Rape on campus is in the news again, because, presumably, of the prestige of the campus where the rapes in question happened. Whenever the topic of violence along these lines comes up, at whichever school, I always want to say the same thing: skip the school, call the cops. This is true whether or not fraternities are involved. (For more on the Flanagan article, see Miss Self-Important.)
My advice, then, to any college students reading this: If something goes wrong, you'd be better off thinking of yourself as an 18-19-year-old who just happens to live in whichever jurisdiction than as a member of your campus community. At least at first. Once things have been sorted out, you can then bring up issues relating to the culture of the campus, or the student status of the young man in question.

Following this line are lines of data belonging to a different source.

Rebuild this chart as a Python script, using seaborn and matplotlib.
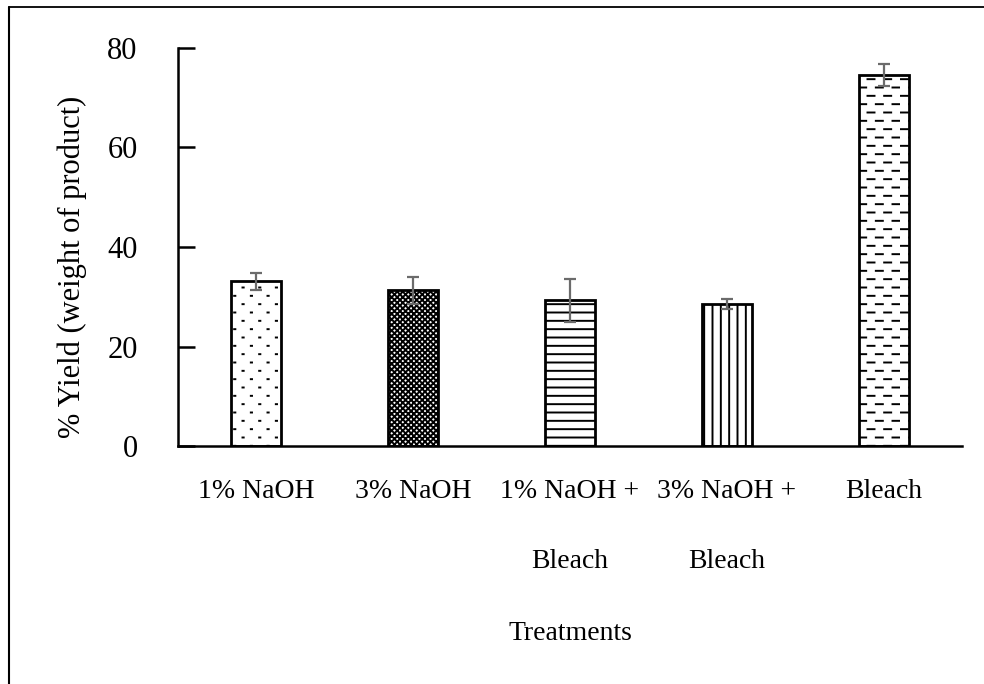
import warnings
import numpy as np
import pandas as pd
import matplotlib
matplotlib.use("Agg")
import matplotlib.pyplot as plt
from matplotlib import hatch as mhatch
from matplotlib.path import Path
from matplotlib.lines import Line2D
import seaborn as sns

warnings.filterwarnings("ignore")

treatments = ["1% NaOH", "3% NaOH", "1% NaOH +\nBleach", "3% NaOH +\nBleach", "Bleach"]
yield_pct = [33.1, 31.3, 29.3, 28.5, 74.6]
yield_err = [1.7, 2.7, 4.3, 1.0, 2.2]
y_ticks = [0, 20, 40, 60, 80]


class StaggeredDashes(mhatch.HatchPatternBase):
    """Rows of short dashes, alternate rows shifted by half a period."""
    char = "_"
    frac = 0.42

    def __init__(self, hatch, density):
        self.num_rows = int(hatch.count(self.char) * density)
        self.num_cols = max(self.num_rows // 2, 1)
        self.num_vertices = self.num_rows * self.num_cols * 2 if self.num_rows else 0

    def set_vertices_and_codes(self, vertices, codes):
        k = 0
        dy = 1.0 / self.num_rows
        dx = 1.0 / self.num_cols
        for i in range(self.num_rows):
            y = (i + 0.5) * dy
            shift = 0.5 * dx if i % 2 else 0.0
            for j in range(self.num_cols):
                x0 = j * dx + shift + 0.05 * dx
                vertices[k] = (x0, y)
                vertices[k + 1] = (x0 + self.frac * dx, y)
                codes[k] = Path.MOVETO
                codes[k + 1] = Path.LINETO
                k += 2


class StaggeredDots(StaggeredDashes):
    char = ":"
    frac = 0.07


mhatch._hatch_types.extend([StaggeredDashes, StaggeredDots])

sns.set_theme(style="white")
plt.rcParams["font.family"] = ["Liberation Serif", "DejaVu Serif"]
plt.rcParams["text.color"] = "black"
plt.rcParams["axes.labelcolor"] = "black"
plt.rcParams["xtick.color"] = "black"
plt.rcParams["ytick.color"] = "black"
plt.rcParams["hatch.linewidth"] = 1.4
plt.rcParams["hatch.color"] = "black"

df = pd.DataFrame({"treatment": treatments, "yield": yield_pct})

fig = plt.figure(figsize=(9.84, 6.84), dpi=100)
ax = fig.add_axes([178 / 984, 1 - 446 / 684, (962 - 178) / 984, (446 - 48) / 684])

sns.barplot(data=df, x="treatment", y="yield", ax=ax, color="white",
            edgecolor="black", linewidth=2.0, width=0.32, errorbar=None)

hatches = ["::", "xxxxxx", "--", "||", "__"]
centers = []
for bar, h in zip(ax.patches, hatches):
    bar.set_hatch(h)
    bar.set_facecolor("white")
    centers.append(bar.get_x() + bar.get_width() / 2)

ax.errorbar(centers, yield_pct, yerr=yield_err, fmt="none", ecolor="#6b6b6b",
            elinewidth=1.6, capsize=4.5, capthick=1.6, zorder=5)

ax.set_ylim(0, 80)
ax.set_xlim(-0.5, 4.5)
ax.set_yticks(y_ticks)
ax.set_yticklabels([str(t) for t in y_ticks], fontsize=22, color="black")

# boundary ticks between categories, labels centred on the bars
ax.set_xticks(np.arange(len(treatments)) + 0.5)
ax.set_xticklabels([])
ax.set_xticks(np.arange(len(treatments)), minor=True)
ax.set_xticklabels(treatments, minor=True, fontsize=20, linespacing=3.35, va="top",
                   color="black")
ax.tick_params(axis="x", which="major", direction="in", length=12, width=1.8, color="black")
ax.tick_params(axis="x", which="minor", length=0, pad=24)
ax.tick_params(axis="y", direction="in", length=12, width=1.8, color="black", pad=29, left=True)

for s in ["top", "right"]:
    ax.spines[s].set_visible(False)
for s in ["left", "bottom"]:
    ax.spines[s].set_color("black")
    ax.spines[s].set_linewidth(1.8)

ax.set_xlabel("Treatments", fontsize=20, labelpad=34, color="black")
ax.set_ylabel("% Yield (weight of product)", fontsize=22, labelpad=15, color="black", y=0.45)
ax.grid(False)

# outer frame (top and left edges visible)
fig.add_artist(Line2D([9 / 984, 1.01], [1 - 7 / 684, 1 - 7 / 684], transform=fig.transFigure,
                      color="black", linewidth=1.3))
fig.add_artist(Line2D([9 / 984, 9 / 984], [1 - 7 / 684, -0.01], transform=fig.transFigure,
                      color="black", linewidth=1.5))

fig.savefig("out.png", dpi=100, facecolor="white")
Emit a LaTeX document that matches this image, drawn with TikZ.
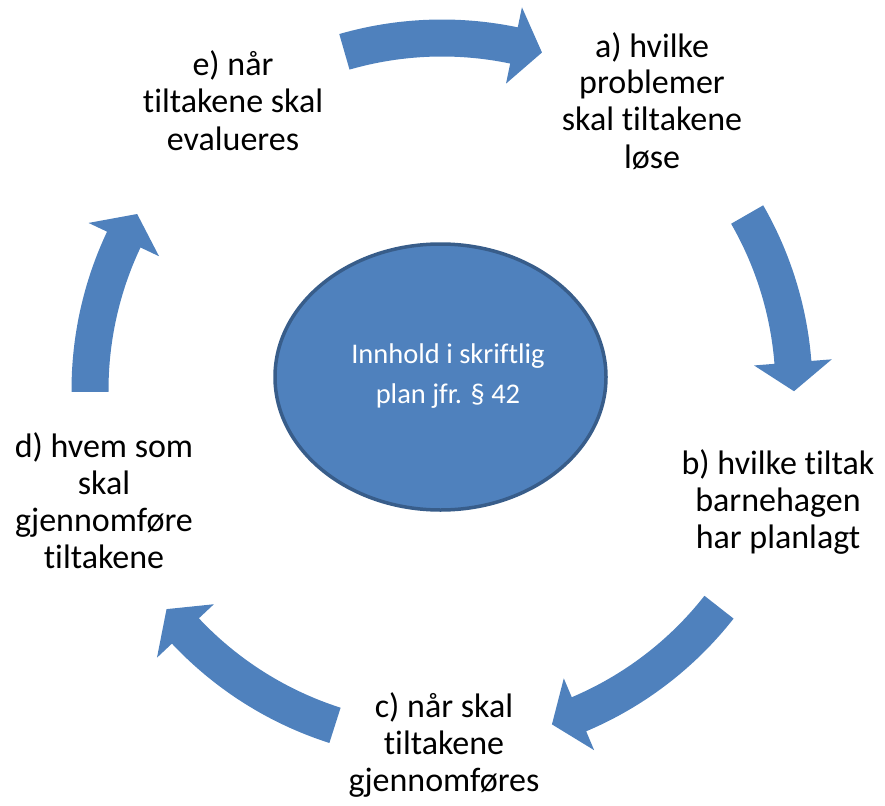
\documentclass[tikz,border=0pt]{standalone}
\usepackage{fontspec}
\setmainfont{Carlito}[Ligatures={NoCommon,NoContextual}]
\usetikzlibrary{shapes.geometric}
\definecolor{accblue}{HTML}{4F81BD}
\definecolor{accedge}{HTML}{385D8A}
\newcommand\cycarrow[3]{%
  \fill[cycarrowstyle] (#1:370.5) arc[start angle=#1, end angle=#2, radius=370.5]
    -- (#2:391) -- (#3:352) -- (#2:313) -- (#2:333.5)
    arc[start angle=#2, end angle=#1, radius=333.5] -- cycle;}
\begin{document}
\begin{tikzpicture}[x=1pt,y=-1pt,
  lbl/.style={align=center, anchor=base, font=\fontsize{34}{37}\selectfont, text=black, inner sep=0pt},
  cycarrowstyle/.style={fill=accblue, draw=none}]
\useasboundingbox (0,0) rectangle (885,805);
\begin{scope}[shift={(442,390)}]
  \cycarrow{253.9}{281.8}{286.5}
  \cycarrow{330.1}{355.5}{360.2}
  \cycarrow{38.1}{67.1}{71.8}
  \cycarrow{107.7}{136.8}{141.5}
  \cycarrow{179.7}{205.3}{210.0}
\end{scope}
\node[draw=accedge, line width=3.5pt, fill=accblue, ellipse, minimum width=331pt, minimum height=266pt, inner sep=0pt] (plan) at (440.5,377) {};
\node[anchor=base, align=center, text=white, font=\fontsize{28.5}{40}\selectfont, inner sep=0pt] (plantext) at (448,403) {Innhold i skriftlig\\plan jfr. § 42};
\node[lbl] (ne) at (233,150) {e) når\\tiltakene skal\\evalueres};
\node[lbl] (na) at (652,168) {a) hvilke\\problemer\\skal tiltakene\\løse};
\node[lbl] (nb) at (778,548) {b) hvilke tiltak\\barnehagen\\har planlagt};
\node[lbl] (nc) at (444,791) {c) når skal\\tiltakene\\gjennomføres};
\node[lbl] (nd) at (104,568) {d) hvem som\\skal\\gjennomføre\\tiltakene};
\end{tikzpicture}
\end{document}
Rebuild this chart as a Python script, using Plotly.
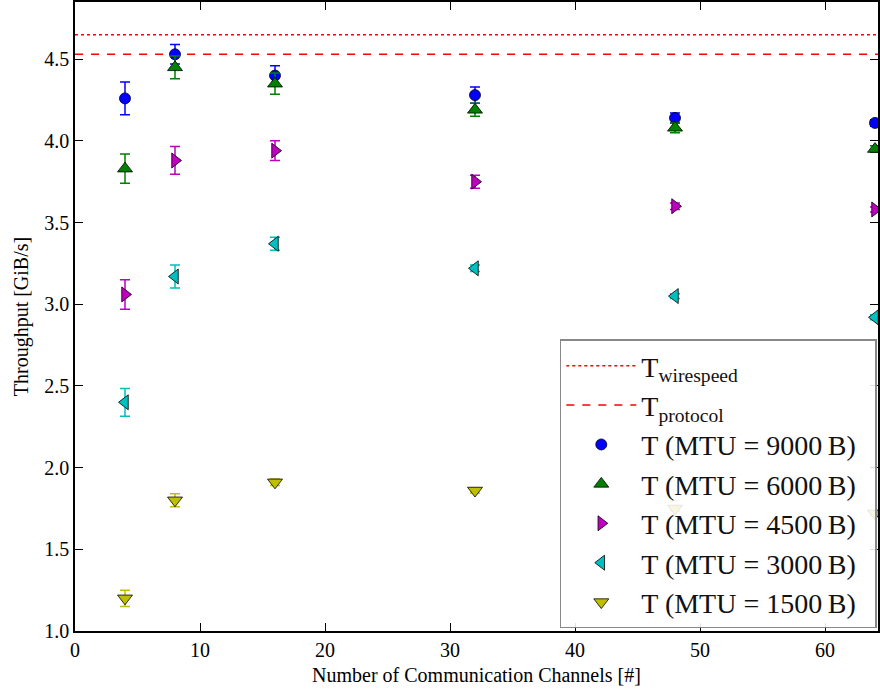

That warm and fuzzy community, for which everyone's been - if we're talking an even slightly selective school - hand-plucked for their impeccable character, well, that community includes whichever man gave or is giving you criminally-actionable problems, if he's also a student. He won't merely be innocent until proven guilty as in a court of law. He may end up never really charged, just charged with breaking school policy, which at the end of the day doesn't mean anything. The school might agree that an incident occurred, but simply not do anything about it.
"Holistic" has, in a sense, replaced in loco parentis. By definition, nothing terrible could happen at college, among students, because of the impossibly high bar set to be a student at whichever institution. Once every student is officially of upstanding character, as vs. merely someone who met whichever academic requirements, it becomes that much more complicated to make sense of how students can be criminally terrible to one another.